Scientific classification
- Kingdom: Plantae
- Clade: Tracheophytes
- Clade: Angiosperms
- Clade: Eudicots
- Order: Caryophyllales
- Family: Cactaceae
- Subfamily: Cactoideae
- Genus: Pediocactus
- Species: P. peeblesianus
- Binomial name: Pediocactus peeblesianus (Croizat) L.D.Benson
- Synonyms: Echinocactus peeblesianus (Croizat) L.D.Benson 1950; Navajoa peeblesiana Croizat 1943; Neonavajoa peeblesiana (Croizat) Doweld 1999; Toumeya peeblesiana (Croizat) W.T.Marshall 1947; Utahia peeblesiana (Croizat) Kladiwa 1969; Navajoa durispina Y.Itô 1981; Navajoa fickeiseniorum Backeb. 1960; Navajoa peeblesiana var. fickeisenii Backeb. ex Hochstätter 1994; Navajoa peeblesiana subsp. fickeisenii (Backeb. ex Hochstätter) Hochstätter 1995; Navajoa peeblesiana f. maia Hochstätter 1999; Navajoa peeblesiana subsp. menzelii (Hochstätter) Hochstätter 2007; Navajoa peeblesiana f. menzelii Hochstätter 1999; Neonavajoa peeblesiana subsp. fickeisenii (Backeb. ex Hochstätter) Doweld 1999; Pediocactus peeblesianus subsp. fickeisenii (Backeb. ex Hochstätter) Lüthy 1999; Pediocactus peeblesianus var. fickeisenii (Backeb. ex Hochstätter) L.D.Benson 1962; Pediocactus peeblesianus var. maianus L.D.Benson 1969; Pediocactus peeblesianus f. maius (Hochstätter) Hájek 2000; Pediocactus peeblesianus f. menzelii (Hochstätter) Hájek 2000; Toumeya fickeiseniorum (Backeb.) Earle 1963;

= Pediocactus peeblesianus =

- Genus: Pediocactus
- Species: peeblesianus
- Authority: (Croizat) L.D.Benson
- Conservation status: G1
- Synonyms: Echinocactus peeblesianus , Navajoa peeblesiana , Neonavajoa peeblesiana , Toumeya peeblesiana , Utahia peeblesiana , Navajoa durispina , Navajoa fickeiseniorum , Navajoa peeblesiana var. fickeisenii , Navajoa peeblesiana subsp. fickeisenii , Navajoa peeblesiana f. maia , Navajoa peeblesiana subsp. menzelii , Navajoa peeblesiana f. menzelii , Neonavajoa peeblesiana subsp. fickeisenii , Pediocactus peeblesianus subsp. fickeisenii , Pediocactus peeblesianus var. fickeisenii , Pediocactus peeblesianus var. maianus , Pediocactus peeblesianus f. maius , Pediocactus peeblesianus f. menzelii , Toumeya fickeiseniorum

Species of cactus

Pediocactus peeblesianus is a rare species of cactus known by the common names Navajo pincushion cactus.
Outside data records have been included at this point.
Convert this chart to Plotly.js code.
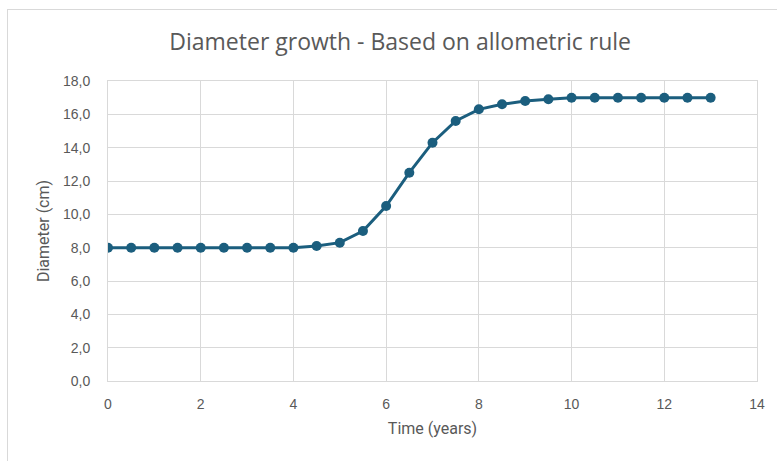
<!DOCTYPE html>
<html>
<head>
<meta charset="utf-8">
<script src="https://cdn.plot.ly/plotly-3.0.1.min.js"></script>
<style>
  html, body { margin: 0; padding: 0; background: #ffffff; overflow: hidden; }
  #chart { position: absolute; left: 0; top: 0; width: 777px; height: 461px; }
  #frame { position: absolute; left: 7px; top: 9px; width: 790px; height: 470px;
           border: 1px solid #d9d9d9; pointer-events: none; }
</style>
</head>
<body>
<div id="chart"></div>
<div id="frame"></div>
<script>
// Time in years and stem diameter in cm
const timeYears = [0, 0.5, 1, 1.5, 2, 2.5, 3, 3.5, 4, 4.5, 5, 5.5, 6, 6.5, 7, 7.5,
                   8, 8.5, 9, 9.5, 10, 10.5, 11, 11.5, 12, 12.5, 13];
const diameterCm = [8.0, 8.0, 8.0, 8.0, 8.0, 8.0, 8.0, 8.0, 8.0, 8.1, 8.3, 9.0, 10.5, 12.5, 14.3, 15.6,
                    16.3, 16.6, 16.8, 16.9, 17.0, 17.0, 17.0, 17.0, 17.0, 17.0, 17.0];

const chartTitle = "Diameter growth - Based on allometric rule";
const xTitle = "Time (years)";
const yTitle = "Diameter (cm)";

const lineColor = "#1b5e7e";
const textColor = "#595959";
const gridColor = "#d9d9d9";
const titleFont = "Open Sans, Liberation Sans, Arial, sans-serif";
const tickFont = "Liberation Sans, Arial, sans-serif";
const axisFont = "Roboto, Liberation Sans, Arial, sans-serif";

const trace = {
  x: timeYears,
  y: diameterCm,
  type: "scatter",
  mode: "lines+markers",
  line: { color: lineColor, width: 3 },
  marker: { color: lineColor, size: 10 },
  hoverinfo: "x+y"
};

const layout = {
  width: 777,
  height: 461,
  margin: { l: 108, r: 20, t: 81, b: 80 },
  paper_bgcolor: "#ffffff",
  plot_bgcolor: "#ffffff",
  separators: ",.",
  showlegend: false,
  font: { family: tickFont, color: textColor, size: 14 },
  title: {
    text: chartTitle,
    font: { family: titleFont, size: 23, color: textColor },
    xref: "container", x: 0.515, xanchor: "center",
    yref: "container", y: 0.91, yanchor: "middle"
  },
  xaxis: {
    range: [0, 14],
    tick0: 0, dtick: 2,
    showgrid: true, gridcolor: gridColor, gridwidth: 1,
    zeroline: false,
    showline: true, linecolor: gridColor, linewidth: 1, mirror: true,
    ticks: "", ticklen: 0,
    ticklabelstandoff: 10,
    tickfont: { family: tickFont, size: 14, color: textColor },
    title: { text: xTitle, font: { family: axisFont, size: 16, color: textColor }, standoff: 12 }
  },
  yaxis: {
    range: [0, 18],
    tick0: 0, dtick: 2,
    tickformat: ".1f",
    showgrid: true, gridcolor: gridColor, gridwidth: 1,
    zeroline: false,
    showline: true, linecolor: gridColor, linewidth: 1, mirror: true,
    ticks: "", ticklen: 0,
    ticklabelstandoff: 14,
    tickfont: { family: tickFont, size: 14, color: textColor },
    title: { text: yTitle, font: { family: axisFont, size: 16, color: textColor }, standoff: 9 }
  }
};

Plotly.newPlot("chart", [trace], layout, { displayModeBar: false, staticPlot: true });
</script>
</body>
</html>
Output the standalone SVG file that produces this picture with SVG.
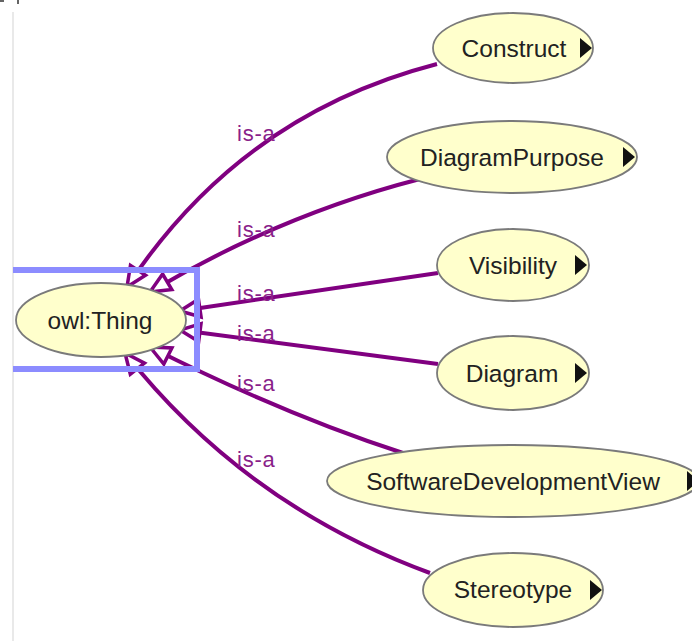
<svg xmlns="http://www.w3.org/2000/svg" width="692" height="641" viewBox="0 0 692 641">
<style>
.node ellipse{fill:#ffffcc;stroke:#7a7a7a;stroke-width:1.8}
.node text{font-family:"Liberation Sans",Arial,sans-serif;font-size:24.5px;fill:#222;text-anchor:middle}
.node polygon{fill:#111}
.edge{fill:none;stroke:#800080;stroke-width:4}
.lbl{font-family:"Liberation Sans",Arial,sans-serif;font-size:22px;fill:#8a1f8a;letter-spacing:0.8px}
</style>
<defs>
<marker id="isa" viewBox="-24 -13 28 26" refX="0" refY="0" markerWidth="28" markerHeight="26" markerUnits="userSpaceOnUse" orient="auto">
<path d="M0,0 L-20,-9 L-20,9 Z" fill="#fff" stroke="#800080" stroke-width="3.5" stroke-linejoin="miter"/>
</marker>
</defs>
<rect width="692" height="641" fill="#fff"/>
<line x1="13" y1="12" x2="13" y2="641" stroke="#e2e2e2" stroke-width="1.5"/>
<path d="M0,1 H4 M18,0 V4" stroke="#333" stroke-width="1.5"/>
<g id="connectors">
<path class="edge" d="M437,64 Q240,115 127,287" marker-end="url(#isa)"/>
<path class="edge" d="M420,179 Q280,215 150,292" marker-end="url(#isa)"/>
<path class="edge" d="M438,273 L180,311" marker-end="url(#isa)"/>
<path class="edge" d="M438,364 L180,330" marker-end="url(#isa)"/>
<path class="edge" d="M403,453 Q285,415 150,347" marker-end="url(#isa)"/>
<path class="edge" d="M430,573 Q245,505 125,353" marker-end="url(#isa)"/>
<text class="lbl" x="237" y="141">is-a</text>
<text class="lbl" x="237" y="237">is-a</text>
<text class="lbl" x="237" y="301">is-a</text>
<text class="lbl" x="237" y="341">is-a</text>
<text class="lbl" x="237" y="391">is-a</text>
<text class="lbl" x="237" y="467">is-a</text>
</g>
<g id="owlThing" class="node">
<ellipse cx="101" cy="320" rx="85" ry="37"/>
<text x="100" y="329">owl:Thing</text>
</g>
<path d="M13,270 H197 V369 H13" fill="none" stroke="#8c8cff" stroke-width="6"/>
<g id="Construct" class="node">
<ellipse cx="513" cy="48" rx="80" ry="35"/>
<text x="514" y="57">Construct</text>
<polygon points="580,38 580,58 592,48"/>
</g>
<g id="DiagramPurpose" class="node">
<ellipse cx="512" cy="157" rx="125" ry="36"/>
<text x="512" y="166">DiagramPurpose</text>
<polygon points="623,147 623,167 635,157"/>
</g>
<g id="Visibility" class="node">
<ellipse cx="513" cy="265" rx="76" ry="36"/>
<text x="513" y="274">Visibility</text>
<polygon points="575,255 575,275 587,265"/>
</g>
<g id="Diagram" class="node">
<ellipse cx="513" cy="373" rx="76" ry="37"/>
<text x="512" y="382">Diagram</text>
<polygon points="575,363 575,383 587,373"/>
</g>
<g id="SoftwareDevelopmentView" class="node">
<ellipse cx="513" cy="481" rx="186" ry="36"/>
<text x="513" y="490">SoftwareDevelopmentView</text>
<polygon points="687,471 687,491 699,481"/>
</g>
<g id="Stereotype" class="node">
<ellipse cx="513" cy="590" rx="90" ry="37"/>
<text x="513" y="598">Stereotype</text>
<polygon points="590,580 590,600 602,590"/>
</g>
</svg>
It is endemic to the state of Arizona in the United States. The species is named after the Arizona botanist Robert Hibbs Peebles.

==Description==
This petite cactus grows up to 6.5 centimeters tall by about 5.5 wide. It is grayish green in color and generally spherical or egg-shaped. Sometimes only the top is visible above the soil and the whole cactus body may shrink and disappear under the soil in dry times. Each circular, hairy areole on the surface of the cactus has a few spines, the longest of which may exceed 2 centimeters in length, marginal spines are 2 to 10 mm long. The spines are mostly corky and flexible but have hard tips and are white or dull in color. The funnel-shaped yellowish flowers are up to 2.5 centimeters wide blooming from April to May. The fruit is green, ripening reddish-brown, reaches about a centimeter long, and contain about 5 to 10 dark brown to black seeds .
===Subspecies===
This species is divided into two subspecies, but these are sometimes referred to as varieties. One subspecies of the plant is federally listed as an endangered species of the U.S.

| Image | Subspecies | Description |  |
|---|---|---|---|
|  | Pediocactus peeblesianus subsp. fickeisenii (Backeb. ex Hochstätter) Lüthy | More widespread subspecies | Arizona |
|  | Pediocactus peeblesianus subsp. peeblesianus | the Peebles Navajo cactus, is a rare and endangered taxon that has a mycorrhizal association with Glomus deserticola and other fungi. | Limited to a small strip of desert in Navajo County, Arizona, near Joseph City and Holbrook. |

==Habitat==
The species occurs in desert habitat and the transition to Great Basin grassland habitat at elevations of 1450 to 1600 meters. It grows in sandy soil and among rocks. Drought has been a significant threat to this cactus in recent years.